Les régimes et les partis communistes échouent non seulement à dépasser les catégories de genre, mails ils les réaffirment aussi, selon les circonstances. Ce mouvement s’observe d’abord en URSS où l’accession au « socialisme » dans les années 1930 remet en question la législation des années 1920 avec le durcissement de la loi sur le divorce, la fin de l’accès à la contraception et à l’avortement, la dissolution du zhenodtel (« section des femmes » du Comité central chargée spécifiquement de la question des femmes) et la revalorisation de la famille nucléaire dans une optique nataliste.

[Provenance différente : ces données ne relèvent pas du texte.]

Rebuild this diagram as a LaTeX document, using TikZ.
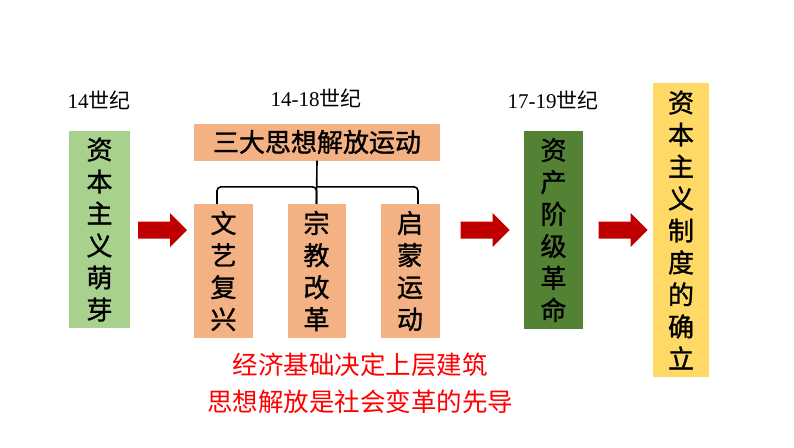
\documentclass[tikz,border=0pt]{standalone}
\usepackage{fontspec}
\setmainfont{Liberation Serif}
\newfontfamily\cjk{Noto Sans CJK SC}
\newfontfamily\cjkbold{Noto Sans CJK SC}[FakeBold=1.2]
\definecolor{lightgreen}{HTML}{A9D18E}
\definecolor{darkgreen}{HTML}{548235}
\definecolor{peach}{HTML}{F4B183}
\definecolor{gold}{HTML}{FFD966}
\definecolor{darkred}{HTML}{C00000}

\begin{document}
\begin{tikzpicture}[x=1pt,y=-1pt,
    box/.style={inner sep=0pt, align=center, font=\cjkbold\fontsize{26}{32}\selectfont},
    era/.style={inner sep=0pt, font=\fontsize{21}{21}\selectfont},
    redarrow/.pic={\fill[darkred] (-24.5,-8.5) -- (7.5,-8.5) -- (7.5,-17) -- (24.5,0)
      -- (7.5,17) -- (7.5,8.5) -- (-24.5,8.5) -- cycle;}]
  \useasboundingbox (0,0) rectangle (794,447);
  % headers
  \node[era] (T1) at (99,100) {14{\cjk 世纪}};
  \node[era] (T2) at (316,98) {14-18{\cjk 世纪}};
  \node[era] (T3) at (553,100) {17-19{\cjk 世纪}};
  % boxes
  \node[box, fill=lightgreen, minimum width=61pt, minimum height=197pt] (sprout) at (99.5,229.5) {资\\本\\主\\义\\萌\\芽};
  \node[box, fill=peach, minimum width=246pt, minimum height=37pt] (thought) at (317,142) {三大思想解放运动};
  \node[box, fill=peach, minimum width=59pt, minimum height=134pt] (ren) at (223.5,271) {文\\艺\\复\\兴};
  \node[box, fill=peach, minimum width=58pt, minimum height=134pt] (reform) at (316.5,271) {宗\\教\\改\\革};
  \node[box, fill=peach, minimum width=59pt, minimum height=134pt] (enlight) at (410,271) {启\\蒙\\运\\动};
  \node[box, fill=darkgreen, minimum width=59pt, minimum height=198pt] (revol) at (553.5,230) {资\\产\\阶\\级\\革\\命};
  \node[box, fill=gold, minimum width=56pt, minimum height=294pt] (system) at (681,230) {资\\本\\主\\义\\制\\度\\的\\确\\立};
  % brace
  \draw[line width=1.6pt, rounded corners=4pt] ([xshift=-6.5pt]ren.north) -- ++(0,-17) -| (reform.north) ++(0,-17) -| ([xshift=8pt]enlight.north);
  \draw[line width=1.6pt] (thought.south) -- (reform.north);
  % arrows
  \coordinate (a1) at (162.5,230);
  \coordinate (a2) at (485,230);
  \coordinate (a3) at (623,230);
  \pic at (a1) {redarrow};
  \pic at (a2) {redarrow};
  \pic at (a3) {redarrow};
  % conclusion
  \node[align=center, text=red, inner sep=0pt, font=\cjk\fontsize{25.5}{37}\selectfont] (note) at (360,383.5) {经济基础决定上层建筑\\思想解放是社会变革的先导};
\end{tikzpicture}
\end{document}
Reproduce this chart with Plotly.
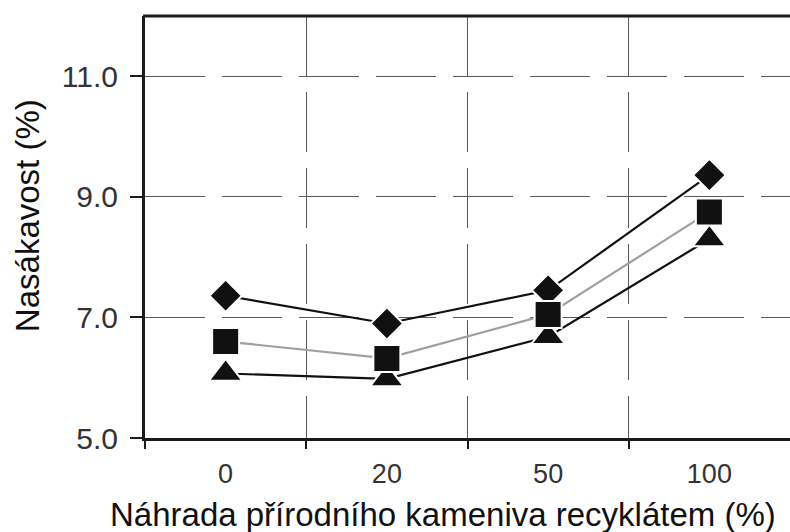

Le discours officiel, relayé par une importante iconographie, met alors en scène des hommes dans des rôles d’ouvriers, de soldats (auxquels s’ajoutent les partisans après 1945) et de dirigeants, tandis que les femmes incarnent des mères (souvent associées à la représentation de la paix après la Seconde Guerre mondiale) et des paysannes. Cette figure féminine vient étonnamment remplacer celle du moujik barbu des années 1920. Certaines militantes exploitent politiquement ces représentations : durant la guerre civile espagnole (1936-1939) Dolores Ibárruri met en avant sa fonction de mère et lors de la répression de l’insurrection de Budapest en 1956, Júlia Rajk (1914-1981) son rôle de veuve du ministre de l’Intérieur Laslo Rajk (1909-1949), exécuté sur ordre du secrétaire du Parti communiste hongrois Mátyás Rákosi (1892-1971).

La morale sexuelle conservatrice de l’époque stalinienne s’érode peu à peu à partir des années 1960 (nonobstant en Roumanie qui pratique une politique nataliste, interdisant entre autres l’avortement), dans une convergence avec les évolutions en cours à l’Ouest. Cette évolution est parallèle à l’élévation du niveau d’éducation et à la croissance du travail salarié féminin, avec des cas particuliers comme la Pologne après 1956, qui connaît un véritable backlash traditionnaliste, alliant nationalisme et hostilité au travail des femmes. Malgré tout, les préoccupations natalistes demeurent : dans les années 1970, la tendance des pays de l’Est est aux politiques maternalistes (comme la Muttipolitik est-allemande), qui compensent le manque de places en crèche par un généreux congé parental.

Les partis et les régimes communistes entreprennent donc d’émanciper les femmes, mais sans se confronter à la question des rapports de genre. De ce fait, il leur est difficile de défendre politiquement des intérêts spécifiquement féminins ou même de proposer une analyse genrée sans remettre en question l’ensemble du projet communiste ; d’où les rapports difficiles que les mouvements féministes, à partir des années 1970, connaissent avec les partis communistes à l’Ouest et leur commune opposition aux régimes à l’Est. Les régimes communistes permettent toutefois l’éclosion d’un féminisme moins visible car plus diffus, porté par les femmes dans les diverses institutions – du comité d’entreprise à la FDIF (Fédération démocratique internationale des femmes) – où elles utilisent leurs marges de manœuvre pour défendre des revendications spécifiquement féminines. On peut à ce titre parler de féministes sans féminisme.